__What is being asked__. Leave out the pictures and transcribe everything else exactly.

__Available data__.
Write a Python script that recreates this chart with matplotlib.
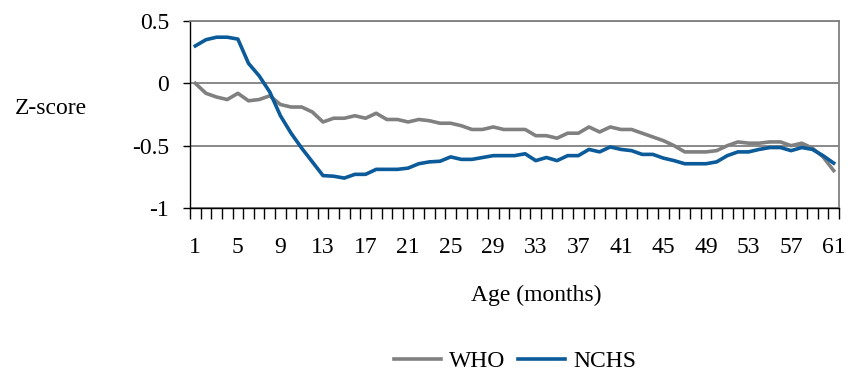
import numpy as np
import matplotlib.pyplot as plt

plt.rcParams['font.family'] = ['Liberation Serif', 'DejaVu Serif']

# Alter in Monaten 1..61
months = list(range(1, 62))

who = [0.00, -0.08, -0.11, -0.13, -0.08, -0.14, -0.13, -0.10, -0.17, -0.19,
       -0.19, -0.23, -0.31, -0.28, -0.28, -0.26, -0.28, -0.24, -0.29, -0.29,
       -0.31, -0.29, -0.30, -0.32, -0.32, -0.34, -0.37, -0.37, -0.35, -0.37,
       -0.37, -0.37, -0.42, -0.42, -0.44, -0.40, -0.40, -0.35, -0.39, -0.35,
       -0.37, -0.37, -0.40, -0.43, -0.46, -0.50, -0.55, -0.55, -0.55, -0.54,
       -0.50, -0.47, -0.48, -0.48, -0.47, -0.47, -0.50, -0.48, -0.52, -0.59,
       -0.70]

nchs = [0.30, 0.35, 0.37, 0.37, 0.355, 0.16, 0.06, -0.07, -0.26, -0.40,
        -0.52, -0.63, -0.74, -0.745, -0.76, -0.73, -0.73, -0.69, -0.69, -0.69,
        -0.68, -0.645, -0.63, -0.625, -0.59, -0.61, -0.61, -0.595, -0.58, -0.58,
        -0.58, -0.565, -0.62, -0.595, -0.62, -0.58, -0.58, -0.53, -0.55, -0.51,
        -0.53, -0.54, -0.57, -0.57, -0.60, -0.62, -0.645, -0.645, -0.645, -0.63,
        -0.58, -0.55, -0.55, -0.53, -0.515, -0.515, -0.54, -0.515, -0.53, -0.58,
        -0.64]

xtick_labels = list(range(1, 62, 4))
yticks = [0.5, 0, -0.5, -1]
ytick_labels = ['0.5', '0', '-0.5', '-1']

fs = 17

fig = plt.figure(figsize=(8.48, 3.75), dpi=100)
ax = fig.add_axes([190/848, 1 - 208/375, 649/848, 187/375])

ax.plot(months, who, color='#808080', lw=2.6, label='WHO', zorder=3)
ax.plot(months, nchs, color='#0B5A99', lw=2.6, label='NCHS', zorder=4)

ax.set_xlim(0.5, 61.5)
ax.set_ylim(-1, 0.5)

# Kategorien-Achse: Striche zwischen den Kategorien
ax.set_xticks(np.arange(0.5, 62, 1), minor=True)
ax.set_xticks(xtick_labels)
ax.set_xticklabels([str(v) for v in xtick_labels], fontsize=fs)
ax.tick_params(axis='x', which='major', length=0, pad=21)
ax.tick_params(axis='x', which='minor', length=8, width=1, color='black', direction='out')

ax.set_yticks(yticks)
ax.set_yticklabels(ytick_labels, fontsize=fs)
ax.tick_params(axis='y', length=5, width=1, color='black', pad=10)

ax.grid(axis='y', color='#808080', lw=1.3, zorder=1)
for s in ['top', 'right']:
    ax.spines[s].set_color('#808080')
    ax.spines[s].set_linewidth(1.3)
for s in ['left', 'bottom']:
    ax.spines[s].set_color('black')
    ax.spines[s].set_linewidth(1)

fig.text(51/848, 1 - 108/375, 'Z-score', fontsize=fs, ha='center', va='center')
fig.text(536/848, 1 - 295/375, 'Age (months)', fontsize=fs, ha='center', va='center')

fig.legend(loc='center', bbox_to_anchor=(515/848, 1 - 361/375), ncol=2, frameon=False,
           fontsize=fs, handlelength=2.0, handletextpad=0.35, columnspacing=0.5,
           borderpad=0, borderaxespad=0)

fig.savefig('out.png', dpi=100)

__The reply__.
Write a Python script that recreates this chart with matplotlib.
import numpy as np
import matplotlib.pyplot as plt

plt.rcParams['font.family'] = ['Liberation Serif', 'DejaVu Serif']

# Alter in Monaten 1..61
months = list(range(1, 62))

who = [0.00, -0.08, -0.11, -0.13, -0.08, -0.14, -0.13, -0.10, -0.17, -0.19,
       -0.19, -0.23, -0.31, -0.28, -0.28, -0.26, -0.28, -0.24, -0.29, -0.29,
       -0.31, -0.29, -0.30, -0.32, -0.32, -0.34, -0.37, -0.37, -0.35, -0.37,
       -0.37, -0.37, -0.42, -0.42, -0.44, -0.40, -0.40, -0.35, -0.39, -0.35,
       -0.37, -0.37, -0.40, -0.43, -0.46, -0.50, -0.55, -0.55, -0.55, -0.54,
       -0.50, -0.47, -0.48, -0.48, -0.47, -0.47, -0.50, -0.48, -0.52, -0.59,
       -0.70]

nchs = [0.30, 0.35, 0.37, 0.37, 0.355, 0.16, 0.06, -0.07, -0.26, -0.40,
        -0.52, -0.63, -0.74, -0.745, -0.76, -0.73, -0.73, -0.69, -0.69, -0.69,
        -0.68, -0.645, -0.63, -0.625, -0.59, -0.61, -0.61, -0.595, -0.58, -0.58,
        -0.58, -0.565, -0.62, -0.595, -0.62, -0.58, -0.58, -0.53, -0.55, -0.51,
        -0.53, -0.54, -0.57, -0.57, -0.60, -0.62, -0.645, -0.645, -0.645, -0.63,
        -0.58, -0.55, -0.55, -0.53, -0.515, -0.515, -0.54, -0.515, -0.53, -0.58,
        -0.64]

xtick_labels = list(range(1, 62, 4))
yticks = [0.5, 0, -0.5, -1]
ytick_labels = ['0.5', '0', '-0.5', '-1']

fs = 17

fig = plt.figure(figsize=(8.48, 3.75), dpi=100)
ax = fig.add_axes([190/848, 1 - 208/375, 649/848, 187/375])

ax.plot(months, who, color='#808080', lw=2.6, label='WHO', zorder=3)
ax.plot(months, nchs, color='#0B5A99', lw=2.6, label='NCHS', zorder=4)

ax.set_xlim(0.5, 61.5)
ax.set_ylim(-1, 0.5)

# Kategorien-Achse: Striche zwischen den Kategorien
ax.set_xticks(np.arange(0.5, 62, 1), minor=True)
ax.set_xticks(xtick_labels)
ax.set_xticklabels([str(v) for v in xtick_labels], fontsize=fs)
ax.tick_params(axis='x', which='major', length=0, pad=21)
ax.tick_params(axis='x', which='minor', length=8, width=1, color='black', direction='out')

ax.set_yticks(yticks)
ax.set_yticklabels(ytick_labels, fontsize=fs)
ax.tick_params(axis='y', length=5, width=1, color='black', pad=10)

ax.grid(axis='y', color='#808080', lw=1.3, zorder=1)
for s in ['top', 'right']:
    ax.spines[s].set_color('#808080')
    ax.spines[s].set_linewidth(1.3)
for s in ['left', 'bottom']:
    ax.spines[s].set_color('black')
    ax.spines[s].set_linewidth(1)

fig.text(51/848, 1 - 108/375, 'Z-score', fontsize=fs, ha='center', va='center')
fig.text(536/848, 1 - 295/375, 'Age (months)', fontsize=fs, ha='center', va='center')

fig.legend(loc='center', bbox_to_anchor=(515/848, 1 - 361/375), ncol=2, frameon=False,
           fontsize=fs, handlelength=2.0, handletextpad=0.35, columnspacing=0.5,
           borderpad=0, borderaxespad=0)

fig.savefig('out.png', dpi=100)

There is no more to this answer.